** START **
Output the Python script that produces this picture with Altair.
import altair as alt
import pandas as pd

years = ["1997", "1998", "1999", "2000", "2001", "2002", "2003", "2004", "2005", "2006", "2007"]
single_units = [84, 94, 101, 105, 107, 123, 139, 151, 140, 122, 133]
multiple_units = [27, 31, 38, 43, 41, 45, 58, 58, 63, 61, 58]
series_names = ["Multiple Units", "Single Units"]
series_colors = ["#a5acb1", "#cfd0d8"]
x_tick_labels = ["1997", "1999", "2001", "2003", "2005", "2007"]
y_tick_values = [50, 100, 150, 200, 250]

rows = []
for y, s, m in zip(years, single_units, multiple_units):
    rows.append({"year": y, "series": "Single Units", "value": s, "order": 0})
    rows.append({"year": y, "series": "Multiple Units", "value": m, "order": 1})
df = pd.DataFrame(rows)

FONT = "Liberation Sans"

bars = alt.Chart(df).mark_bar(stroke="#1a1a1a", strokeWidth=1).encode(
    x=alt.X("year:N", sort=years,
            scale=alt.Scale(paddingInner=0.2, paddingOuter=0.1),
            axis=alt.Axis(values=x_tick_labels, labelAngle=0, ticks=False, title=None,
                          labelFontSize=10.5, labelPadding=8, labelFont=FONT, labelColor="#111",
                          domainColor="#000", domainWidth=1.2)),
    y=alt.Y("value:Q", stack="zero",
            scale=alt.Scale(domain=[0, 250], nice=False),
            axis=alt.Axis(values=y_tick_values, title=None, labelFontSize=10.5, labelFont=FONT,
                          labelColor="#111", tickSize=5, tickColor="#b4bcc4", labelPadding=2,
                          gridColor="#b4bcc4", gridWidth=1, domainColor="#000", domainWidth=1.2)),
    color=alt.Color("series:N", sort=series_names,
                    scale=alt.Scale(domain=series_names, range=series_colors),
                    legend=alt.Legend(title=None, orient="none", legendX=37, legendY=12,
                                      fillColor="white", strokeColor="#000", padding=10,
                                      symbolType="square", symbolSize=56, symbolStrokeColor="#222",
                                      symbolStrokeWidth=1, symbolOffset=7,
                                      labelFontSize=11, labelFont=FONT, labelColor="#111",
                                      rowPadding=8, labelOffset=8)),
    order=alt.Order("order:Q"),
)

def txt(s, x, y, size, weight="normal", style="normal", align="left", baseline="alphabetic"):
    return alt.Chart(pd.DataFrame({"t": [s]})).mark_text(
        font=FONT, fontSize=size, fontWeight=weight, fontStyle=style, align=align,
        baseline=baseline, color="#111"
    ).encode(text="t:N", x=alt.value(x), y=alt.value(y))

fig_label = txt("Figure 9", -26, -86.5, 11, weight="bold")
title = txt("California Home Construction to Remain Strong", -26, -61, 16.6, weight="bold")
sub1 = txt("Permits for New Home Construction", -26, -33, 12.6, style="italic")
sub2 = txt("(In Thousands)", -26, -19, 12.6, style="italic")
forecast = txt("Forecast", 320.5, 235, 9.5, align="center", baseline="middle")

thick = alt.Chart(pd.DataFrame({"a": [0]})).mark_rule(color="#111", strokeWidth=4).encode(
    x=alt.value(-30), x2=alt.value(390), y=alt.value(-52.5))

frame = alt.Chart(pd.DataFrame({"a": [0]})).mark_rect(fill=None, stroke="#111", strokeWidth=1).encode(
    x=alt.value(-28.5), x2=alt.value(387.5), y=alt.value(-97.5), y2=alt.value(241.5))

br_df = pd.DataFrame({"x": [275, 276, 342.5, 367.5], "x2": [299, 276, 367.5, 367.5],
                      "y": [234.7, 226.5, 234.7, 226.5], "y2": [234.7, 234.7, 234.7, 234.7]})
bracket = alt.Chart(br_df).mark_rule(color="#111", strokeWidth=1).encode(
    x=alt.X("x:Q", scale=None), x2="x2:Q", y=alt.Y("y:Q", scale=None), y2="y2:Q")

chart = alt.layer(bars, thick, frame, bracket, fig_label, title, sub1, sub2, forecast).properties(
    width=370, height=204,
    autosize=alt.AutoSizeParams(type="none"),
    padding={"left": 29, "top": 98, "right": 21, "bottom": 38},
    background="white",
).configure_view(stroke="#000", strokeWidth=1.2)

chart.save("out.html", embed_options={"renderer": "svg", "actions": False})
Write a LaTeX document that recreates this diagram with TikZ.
** END **
Take the lines above from the first through the one containing "import pandas as pd" and reproduce them exactly; include nothing else.

- _Full response_
Output the Python script that produces this picture with Altair.
import altair as alt
import pandas as pd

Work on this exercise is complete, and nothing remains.